Going to spend some time with Meditations Book Seven (Marcus Aurelius) as it seems to have something to tell me right now. Anyone else read it? Have a translation that is your favorite? A passage that you treasure? I have two translations, and my preference is for the Hays translation. It is done in much plainer English, and I am a very plain-spoken person I guess.
Does it come with the pure Latin text in the book? I am not familiar with differences between the translations, but it helps to actually meditate on the meaning of the words in the original version. If you need help, I don't mind discussing it with you. I like ancient texts and read them once in a while, so I think I will read it with you as a refresher for myself.
Neither copy of Meditations that I have has the original Latin. The “How to Keep Your Cool” does, which throws me off sometimes but I do like. I have taken lots of Spanish and one French class, so I can understand a little bit of the Latin, and it is interesting to see how words have survived and morphed over time on their way from Marcus and Seneca to us. ...now I kinda want to find a copy that has the original text too.
Just as a clarification, Marcus Aurelius wrote the Meditations in Greek.
Right. But you referred above to a copy having "the original Latin," which is inaccurate.
Meditations of Marcus Aurelius Study Guide - Parallel Texts in Greek and English https://www.amazon.com/dp/B00EZ843B0/ref=cm_sw_r_cp_apa_i_DexLCbFXNH0CR Here is original greek. I'm sure there is also latin. I say latin because it is a lot easier to meditate on for me. I hope you are well and wish you the best!
If there is, that would be a translation too, so I'm not sure what you'd gain versus reading it in English.Here is original greek. I'm sure there is also latin.

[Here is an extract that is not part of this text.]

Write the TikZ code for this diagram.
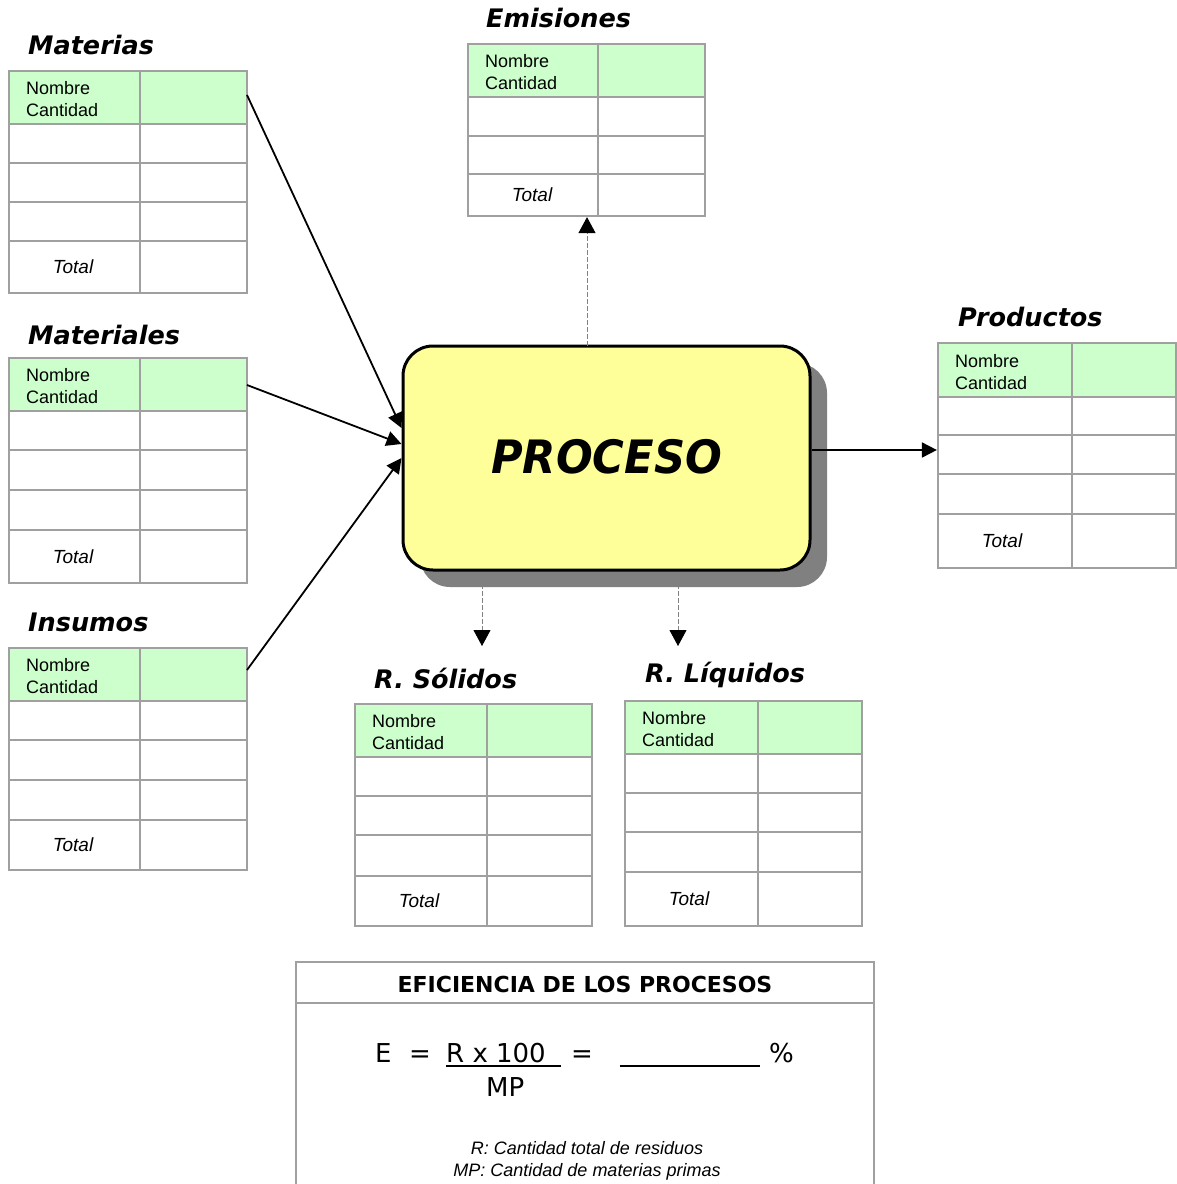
\documentclass[tikz,border=0pt]{standalone}
\usepackage{fontspec}
\setmainfont{Liberation Sans}
\newfontfamily\vfont{DejaVu Sans}
\usetikzlibrary{arrows.meta,calc}

\definecolor{headgreen}{HTML}{CCFFCC}
\definecolor{gridgray}{HTML}{A0A0A0}
\definecolor{procyellow}{HTML}{FFFF99}
\definecolor{shadowgray}{HTML}{808080}

\tikzset{
  grid line/.style={draw=gridgray, line width=2.2pt},
  cell text/.style={font=\fontsize{18}{22}\selectfont, align=left, inner sep=0pt, anchor=west},
  total text/.style={font=\fontsize{19}{22}\selectfont\itshape, inner sep=0pt},
  group title/.style={font=\vfont\bfseries\itshape\fontsize{25.5}{30}\selectfont, inner sep=0pt, anchor=west},
  flow/.style={line width=1.8pt, -{Triangle[length=15pt,width=15pt]}},
  aux flow/.style={draw=gray, line width=0.9pt, dash pattern=on 5pt off 2pt,
    -{Triangle[length=16pt,width=17pt,color=black]}},
  formula/.style={font=\vfont\fontsize{26}{30}\selectfont, inner sep=0pt, anchor=base west},
  note text/.style={font=\fontsize{18}{24}\selectfont\itshape, inner sep=0pt, align=center},
}

% #1 name, #2 left x, #3 column split x, #4 right x, #5 top y, #6 header bottom y,
% #7 inner row lines, #8 top of the total row, #9 bottom y
\newcommand{\flowtab}[9]{%
  \fill[headgreen] (#2,#5) rectangle (#4,#6);
  \node[grid line, inner sep=0pt, minimum width={(#4-#2)*1pt}, minimum height={(#9-#5)*1pt}]
    (#1) at ({(#2+#4)/2},{(#5+#9)/2}) {};
  \draw[grid line] (#3,#5) -- (#3,#9);
  \foreach \yy in {#6,#7,#8} \draw[grid line] (#2,\yy) -- (#4,\yy);
  \node[cell text] (#1-head) at ({#2+17},{(#5+#6)/2+2}) {Nombre\\Cantidad};
  \node[total text] (#1-total) at ({#2+64},{(#8+#9)/2}) {Total};
}

\begin{document}
\begin{tikzpicture}[x=1pt,y=-1pt]
\useasboundingbox[fill=white] (0,0) rectangle (1177,1184);

% input, output and residue tables
\flowtab{mat}{9}{140}{247}{71}{124}{163,202}{241}{293}
\flowtab{matl}{9}{140}{247}{358}{411}{450,490}{530}{583}
\flowtab{ins}{9}{140}{247}{648}{701}{740,780}{820}{870}
\flowtab{emi}{468}{598}{705}{44}{97}{136}{174}{216}
\flowtab{prod}{938}{1072}{1176}{343}{397}{435,474}{514}{568}
\flowtab{sol}{355}{487}{592}{704}{757}{796,835}{876}{926}
\flowtab{liq}{625}{758}{862}{701}{754}{793,832}{872}{926}

% table titles
\node[group title] (t-mat)  at (28,45)  {Materias};
\node[group title] (t-matl) at (28,335) {Materiales};
\node[group title] (t-ins)  at (28,622) {Insumos};
\node[group title] (t-emi)  at (486,18) {Emisiones};
\node[group title] (t-prod) at (958,317) {Productos};
\node[group title] (t-sol)  at (374,678) {R. Sólidos};
\node[group title] (t-liq)  at (645,675) {R. Líquidos};

% central process box with its drop shadow
\fill[shadowgray, rounded corners=30pt] (420,363) rectangle (827,587);
\node[draw, line width=3pt, fill=procyellow, rounded corners=30pt,
      minimum width=407pt, minimum height=224pt, inner sep=0pt,
      font=\vfont\bfseries\itshape\fontsize{46}{50}\selectfont] (proc) at (606.5,458)
      {\raisebox{3pt}{\scalebox{0.94}[1]{PROCESO}}};

% inputs
\coordinate (mat-out)  at (247,95);
\coordinate (matl-out) at (247,385);
\coordinate (ins-out)  at (247,670);
\draw[flow] (mat-out)  -- ($(proc.west)+(0,-30)$);
\draw[flow] (matl-out) -- ($(proc.west)+(0,-14)$);
\draw[flow] (ins-out)  -- ($(proc.west)+(0,0)$);

% outputs
\coordinate (p-out) at ($(proc.east)+(0,-8)$);
\draw[flow] (p-out) -- (p-out -| prod.west);

\coordinate (e-src) at (587,346);
\draw[aux flow] (e-src) -- (e-src |- emi.south);

\coordinate (s-src) at (482,584);
\coordinate (s-tip) at (482,646);
\coordinate (l-src) at (678,584);
\coordinate (l-tip) at (678,646);
\draw[aux flow] (s-src) -- (s-tip);
\draw[aux flow] (l-src) -- (l-tip);

% efficiency box
\node[grid line, inner sep=0pt, minimum width=578pt, minimum height=232pt] (eff) at (585,1078) {};
\draw[grid line] (eff.west |- 0,1003) -- (eff.east |- 0,1003);
\node[font=\vfont\bfseries\fontsize{22}{26}\selectfont, inner sep=0pt] (eff-title) at (585,984)
  {EFICIENCIA DE LOS PROCESOS};

\node[formula] (f-e)   at (375,1062) {E};
\node[formula] (f-eq1) at (409,1062) {=};
\node[formula] (f-num) at (446,1062) {R x 100};
\node[formula] (f-eq2) at (571,1062) {=};
\node[formula] (f-pc)  at (769,1062) {\%};
\node[formula] (f-den) at (486,1096) {MP};
\draw[line width=2pt] (446,1066) -- (561,1066);
\draw[line width=2pt] (620,1066) -- (760,1066);

\node[note text] (n-r)  at (587,1148) {R: Cantidad total de residuos};
\node[note text] (n-mp) at (587,1172) {MP: Cantidad de materias primas};
\end{tikzpicture}
\end{document}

I gain a lot from meditating on the semantics.
Sure, but what I'm wondering why Latin is somehow better in this regard than English?
Latin is a simple, but complex language. I grew up learning ancient latin, so it helps with using those pretty 5 digit words that people who understand other languages tend to listen to. Plus, cyrillic is similar to both ancient latin and ancient greek. Basically, if I want something simple that won't take too much time and still be enriching, I would go to ancient latin over ancient greek.
Ok, but that doesn't answer why reading Meditations translated into Latin is better than reading it translated into English.
That is on my reading list. I also have “How to Keep Your Cool: An Ancient Guide to Anger Management” in my desk at work, which is selected from Seneca’s “On Anger” essay. Plus it has a funny picture on the cover, which is good for looking at and giggling instead of cussing.
Thankyou. All I could figure was active, aggressive, prideful ignorance. She seemed... okay but he hit on my wife by calling her a prude in front of a group of mutual friends (they were on a "break") and then called her on my home phone at my house to convince her to break up with me. When it didn't work he convinced everyone else to not call her until she kicked me to the curb. That was seventeen years ago.
Haven't picked up Meditations for a while. Enjoyed it and likewise found a few sentiments that resonated. I couldn't however get out of my head how monumentally poor succession planning such a wise statesman made.